Gas prices hit record high across nation
Published 6:13 pm Wednesday, March 16, 2022
The average price for gas remains above $4 per gallon and likely will remain above that mark for the foreseeable future.
On March 7, according to Gasbuddy.com, the national average average reached a new all-time high of $4.104 per gallon, which eclipsed the previous record of $4.103 set in 2008. That record high fell quickly by the wayside and the current national average is at $4.305 per gallon, according to the AAA Daily Fuel Gauge Report. However, prices have declined slightly since Monday’s average of $4.32.
Andrew Gross, AAA spokesperson, said the slight decline was due to the cost of crude oil falling to $110 per barrel.
“It bears reminding that the cost of oil accounts for about 50% of what drivers pay at the pump,” said Andrew Gross, AAA spokesperson. “This war is roiling an already tight global oil market and making it hard to determine if we are near a peak for pump prices, or if they keep grinding higher. It all depends on the direction of oil prices.”
According to the Energy Information Administration gasoline demand rose slightly from 8.74 million barrels per day to 8.96 million barrels per day. The increase in gas demand and a reduction in total supply contribute to rising pump prices, Gross said. Consumers can expect the current trend at the pump to continue as long as crude prices climb, he said.
While there’s not a lot any one person can do about the price of gas, there are some things people can do to get the most efficient use out of every gallon of gas.
According to AAA, there are some things motorists can do on their daily drive to help extend their fuel mileage:
• Keep tires properly inflated. Underinflation reduces fuel economy, but more importantly, tires low on air degrade handling and braking, wear more rapidly and can overheat and blowout.

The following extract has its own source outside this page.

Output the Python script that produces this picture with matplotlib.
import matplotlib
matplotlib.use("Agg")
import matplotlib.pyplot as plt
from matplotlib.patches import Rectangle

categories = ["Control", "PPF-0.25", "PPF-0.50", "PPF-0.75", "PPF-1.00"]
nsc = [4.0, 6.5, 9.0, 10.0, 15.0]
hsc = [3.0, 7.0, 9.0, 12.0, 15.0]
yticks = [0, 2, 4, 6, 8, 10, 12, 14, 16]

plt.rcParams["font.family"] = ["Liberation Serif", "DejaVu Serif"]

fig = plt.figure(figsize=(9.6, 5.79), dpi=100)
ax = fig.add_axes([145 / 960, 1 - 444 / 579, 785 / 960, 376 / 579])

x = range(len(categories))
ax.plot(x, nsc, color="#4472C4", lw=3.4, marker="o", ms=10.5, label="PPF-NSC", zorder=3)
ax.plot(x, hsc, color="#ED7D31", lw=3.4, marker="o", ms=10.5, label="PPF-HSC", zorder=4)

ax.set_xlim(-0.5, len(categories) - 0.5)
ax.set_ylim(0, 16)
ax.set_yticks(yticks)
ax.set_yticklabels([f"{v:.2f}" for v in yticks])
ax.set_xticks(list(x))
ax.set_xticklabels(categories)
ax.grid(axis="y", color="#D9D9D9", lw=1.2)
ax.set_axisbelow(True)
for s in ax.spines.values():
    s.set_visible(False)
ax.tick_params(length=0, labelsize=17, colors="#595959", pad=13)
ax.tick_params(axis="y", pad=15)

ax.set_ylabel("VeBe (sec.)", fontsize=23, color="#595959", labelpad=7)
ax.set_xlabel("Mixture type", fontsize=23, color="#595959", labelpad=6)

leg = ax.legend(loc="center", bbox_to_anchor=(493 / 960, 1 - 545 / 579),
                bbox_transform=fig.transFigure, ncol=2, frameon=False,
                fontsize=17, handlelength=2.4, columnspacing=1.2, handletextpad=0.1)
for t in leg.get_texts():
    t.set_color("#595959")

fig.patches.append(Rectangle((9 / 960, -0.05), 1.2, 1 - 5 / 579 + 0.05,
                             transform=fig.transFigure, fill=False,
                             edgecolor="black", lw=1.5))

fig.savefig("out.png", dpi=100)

• Slow down and drive the speed limit. On the highway, aerodynamic drag causes fuel economy to drop off significantly as speeds increase above 50 mph.

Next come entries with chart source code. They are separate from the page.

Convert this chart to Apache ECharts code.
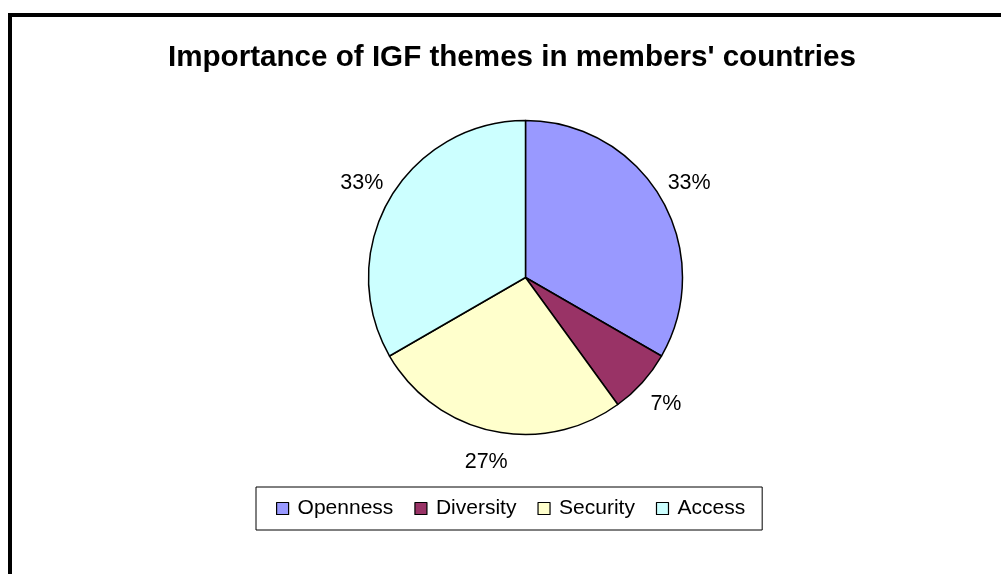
<!DOCTYPE html>
<html>
<head>
<meta charset="utf-8">
<script src="https://cdn.jsdelivr.net/npm/echarts@6/dist/echarts.min.js"></script>
<style>
html,body{margin:0;padding:0;background:#fff;}
#chart{width:1001px;height:574px;}
</style>
</head>
<body>
<div id="chart"></div>
<script>
var categories = ['Openness', 'Diversity', 'Security', 'Access'];
var values = [5, 1, 4, 5];
var colors = ['#9999FF', '#993366', '#FFFFCC', '#CCFFFF'];
var titleText = "Importance of IGF themes in members' countries";

var chart = echarts.init(document.getElementById('chart'), null, {renderer: 'canvas'});
var FONT = 'Liberation Sans, Arial, sans-serif';

function pieData(withColor) {
  return categories.map(function (c, i) {
    return {
      name: c,
      value: values[i],
      itemStyle: withColor ? {color: colors[i]} : {color: 'rgba(0,0,0,0)', borderWidth: 0}
    };
  });
}

var option = {
  animation: false,
  backgroundColor: '#ffffff',
  graphic: [{
    type: 'rect',
    shape: {x: 10, y: 15, width: 1200, height: 800},
    style: {fill: 'none', stroke: '#000', lineWidth: 4},
    silent: true,
    z: 100
  }],
  title: {
    text: titleText,
    left: 163,
    top: 38,
    padding: 5,
    textStyle: {fontFamily: FONT, fontSize: 29.6, fontWeight: 'bold', color: '#000'}
  },
  legend: {
    data: categories,
    left: 256,
    top: 487,
    orient: 'horizontal',
    padding: [11, 17, 11, 20],
    itemGap: 21,
    itemWidth: 12,
    itemHeight: 12,
    icon: 'rect',
    borderColor: '#000',
    borderWidth: 1,
    selectedMode: false,
    itemStyle: {borderColor: '#000', borderWidth: 1.2},
    textStyle: {fontFamily: FONT, fontSize: 21, color: '#000', lineHeight: 20, padding: [0, 0, 0, 4]}
  },
  series: [{
    type: 'pie',
    center: [525.5, 277.5],
    radius: [0, 157],
    startAngle: 90,
    clockwise: true,
    silent: true,
    data: pieData(true),
    itemStyle: {borderColor: '#000', borderWidth: 1.5},
    label: {show: false},
    labelLine: {show: false}
  }, {
    type: 'pie',
    center: [525.5, 277.5],
    radius: [0, 372],
    startAngle: 90,
    clockwise: true,
    silent: true,
    legendHoverLink: false,
    data: pieData(false),
    label: {
      show: true,
      position: 'inside',
      fontFamily: FONT,
      fontSize: 21.5,
      color: '#000',
      formatter: function (p) { return Math.round(p.percent) + '%'; }
    },
    labelLine: {show: false}
  }]
};
chart.setOption(option);
</script>
</body>
</html>
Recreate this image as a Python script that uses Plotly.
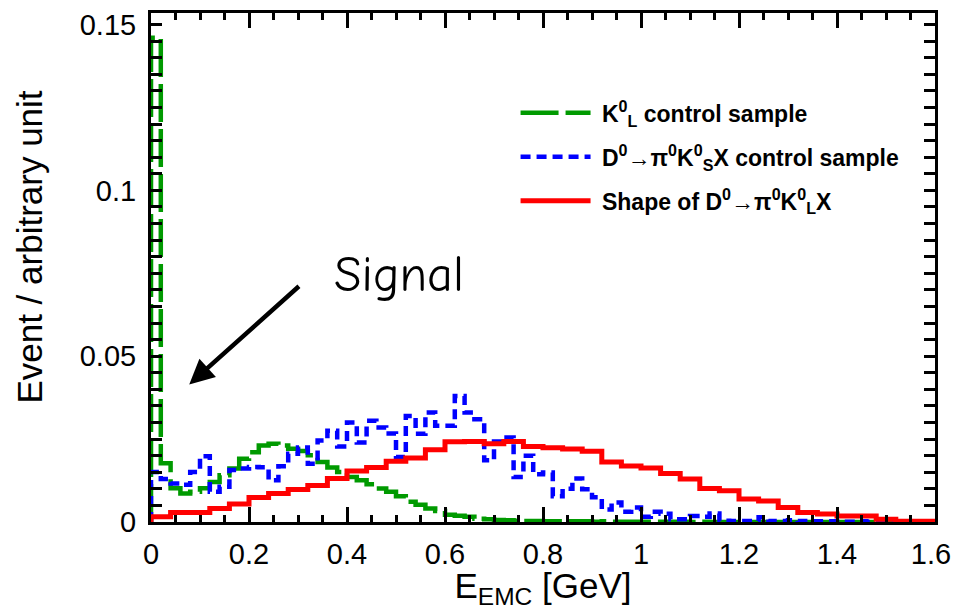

• Avoid “jackrabbit” starts and hard acceleration. These actions greatly increase fuel consumption.
• To idle or not to idle.
• Avoid extended idling to warm up the engine, even in winter. It’s unnecessary and wastes fuel.
• Avoid prolonged idling in general. If your car will be stopped for more than 60 seconds, shut off the engine to save fuel. Many newer cars have automatic engine stop-start systems that do this.

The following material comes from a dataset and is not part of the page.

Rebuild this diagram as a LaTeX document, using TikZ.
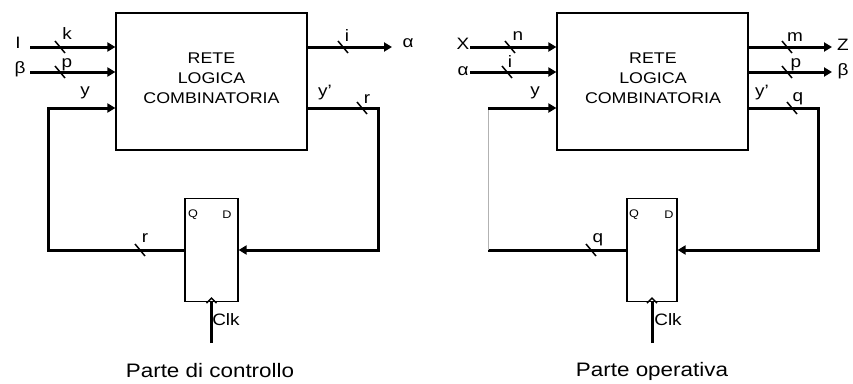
\documentclass[tikz,border=0pt]{standalone}
\usepackage{fontspec}
\setmainfont{Liberation Sans}[FakeStretch=1.15]
\usetikzlibrary{arrows.meta}
\begin{document}
\begin{tikzpicture}[x=1pt,y=-1pt,
  wire/.style={line width=3pt},
  arr/.style={wire,-{Triangle[length=8pt,width=9pt]}},
  box/.style={draw,line width=1.2pt,inner sep=0pt},
  lbl/.style={font=\fontsize{16.5}{18}\selectfont,inner sep=0pt},
  small/.style={font=\fontsize{11}{13}\selectfont,inner sep=0pt},
  title/.style={font=\fontsize{15.5}{20}\selectfont,align=center,inner sep=0pt},
  caption/.style={font=\fontsize{19.5}{22}\selectfont,inner sep=0pt},
  tick/.style={line width=1.5pt},
  faint/.style={line width=0.8pt,draw=black!30}
]
\useasboundingbox (0,0) rectangle (853,383);

% ---------------- Parte di controllo ----------------
\node[box,minimum width=191pt,minimum height=137pt] (rlc1) at (211.5,81.5) {};
\node[title] (t1) at (211.5,78) {RETE\\LOGICA\\COMBINATORIA};
\node[box,minimum width=53pt,minimum height=103pt] (ff1) at (211.5,250) {};
\node[small] (q1) at (193,215) {Q};
\node[small] (d1) at (227,215) {D};

\coordinate (in1) at (30,47);
\coordinate (in2) at (30,72);
\coordinate (ym1) at (48,108);
\coordinate (cl1) at (48,250);
\coordinate (out1) at (392,47);
\coordinate (cr1) at (378,108);
\coordinate (clk1) at (211.5,343);

\draw[arr] (in1) -- (rlc1.west |- in1);
\draw[arr] (in2) -- (rlc1.west |- in2);
\draw[arr] (ff1.west) -- (cl1) -- (ym1) -- (rlc1.west |- ym1);
\draw[arr] (rlc1.east |- out1) -- (out1);
\draw[arr] (rlc1.east |- cr1) -- (cr1) |- (ff1.east);
\draw[wire] (clk1) -- (ff1.south);
\draw[tick] ([shift={(-5,1)}]ff1.south) -- ([shift={(0,-4)}]ff1.south) -- ([shift={(5,1)}]ff1.south);

\draw[tick] (55,41) -- (65,53);
\draw[tick] (55,66) -- (65,78);
\draw[tick] (338,41) -- (348,53);
\draw[tick] (357,102) -- (367,114);
\draw[tick] (135,244) -- (145,256);

\node[lbl] (lI) at (18,43) {I};
\node[lbl] (lb1) at (20,69) {β};
\node[lbl] (lk) at (67,34) {k};
\node[lbl] (lp1) at (67,65) {p};
\node[lbl] (ly1) at (85,93) {y};
\node[lbl] (li1) at (347,36) {i};
\node[lbl] (la1) at (408,43) {α};
\node[lbl] (lyp1) at (325,93) {y’};
\node[lbl] (lr1) at (367,99) {r};
\node[lbl] (lr2) at (145,238) {r};
\node[lbl] (lclk1) at (226,320) {Clk};
\node[caption] (c1) at (210,371) {Parte di controllo};

% ---------------- Parte operativa ----------------
\node[box,minimum width=191pt,minimum height=137pt] (rlc2) at (652.5,81.5) {};
\node[title] (t2) at (653,78) {RETE\\LOGICA\\COMBINATORIA};
\node[box,minimum width=50pt,minimum height=103pt] (ff2) at (652,250) {};
\node[small] (q2) at (634,215) {Q};
\node[small] (d2) at (669,215) {D};

\coordinate (in3) at (470,47);
\coordinate (in4) at (470,72);
\coordinate (ym2) at (488,108);
\coordinate (cl2) at (488,250);
\coordinate (out2) at (832,47);
\coordinate (out3) at (832,72);
\coordinate (cr2) at (818,108);
\coordinate (clk2) at (652,343);

\draw[arr] (in3) -- (rlc2.west |- in3);
\draw[arr] (in4) -- (rlc2.west |- in4);
\draw[wire] (ff2.west) -- (cl2);
\draw[faint] (cl2) -- (ym2);
\draw[arr] (ym2) -- (rlc2.west |- ym2);
\draw[arr] (rlc2.east |- out2) -- (out2);
\draw[arr] (rlc2.east |- out3) -- (out3);
\draw[arr] (rlc2.east |- cr2) -- (cr2) |- (ff2.east);
\draw[wire] (clk2) -- (ff2.south);
\draw[tick] ([shift={(-5,1)}]ff2.south) -- ([shift={(0,-4)}]ff2.south) -- ([shift={(5,1)}]ff2.south);

\draw[tick] (505,41) -- (515,53);
\draw[tick] (502,66) -- (512,78);
\draw[tick] (782,41) -- (792,53);
\draw[tick] (782,66) -- (792,78);
\draw[tick] (787,102) -- (797,114);
\draw[tick] (586,244) -- (596,256);

\node[lbl] (lX) at (463,44) {X};
\node[lbl] (la2) at (463,71.5) {α};
\node[lbl] (ln) at (518,36.5) {n};
\node[lbl] (li2) at (510,62) {i};
\node[lbl] (ly2) at (535,93) {y};
\node[lbl] (lm) at (795,37.5) {m};
\node[lbl] (lp2) at (796,65) {p};
\node[lbl] (lZ) at (843,45) {Z};
\node[lbl] (lb2) at (843,71) {β};
\node[lbl] (lyp2) at (762,93) {y’};
\node[lbl] (lq1) at (798,99) {q};
\node[lbl] (lq2) at (598,240) {q};
\node[lbl] (lclk2) at (668,320) {Clk};
\node[caption] (c2) at (652,371) {Parte operativa};
\end{tikzpicture}
\end{document}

• When driving in town, adjust your speed to “time” the traffic lights. This reduces repeated braking and acceleration that consume additional fuel.
• When approaching a red light or stop sign, take your foot off the gas early and allow your car to coast down to a slower speed until it is time to brake.
• Accelerate smoothly with light to moderate throttle. This allows the automatic transmission to upshift into higher gears sooner, reducing engine rpm and saving fuel.
• Use cruise control to help maintain a constant speed and save fuel. However, never use cruise control on slippery roads because a loss of vehicle control could result.
• If your car has a manual transmission, upshift as soon as you can without “lugging” the engine. When practical, you can also save fuel by skip-shifting – for example, going directly from first gear to third.
• Minimize your use of air conditioning. Even at highway speeds, open windows have less effect on fuel economy than the engine power required to operate the air conditioning compressor.
• Plan ahead to accomplish multiple errands in one trip, and whenever possible travel outside high-traffic times of day.
• If you own more than one car, use the most fuel efficient model that meets the needs of any given journey.
• In hot weather, park in the shade or use a windshield sunscreen to lessen heat buildup inside the car. This reduces the need for air conditioning (and thus fuel) to cool down the car.
• Remove unnecessary and bulky items from your car. It takes more fuel to accelerate a heavier car, and the reduction in fuel economy is greater for small cars than larger models.
• Minimize your use of roof racks and remove special carriers when not in use. On the highway even an empty bike, canoe or ski rack can reduce fuel economy, and a loaded rack or car-top container will have a major effect on gas mileage.
• AAA research has found that unless premium fuel is recommended or required by your car’s manufacturer, it provides no added benefit. Motorists should refer to their vehicle’s owner’s manual to check which type of gasoline is recommended for their engine.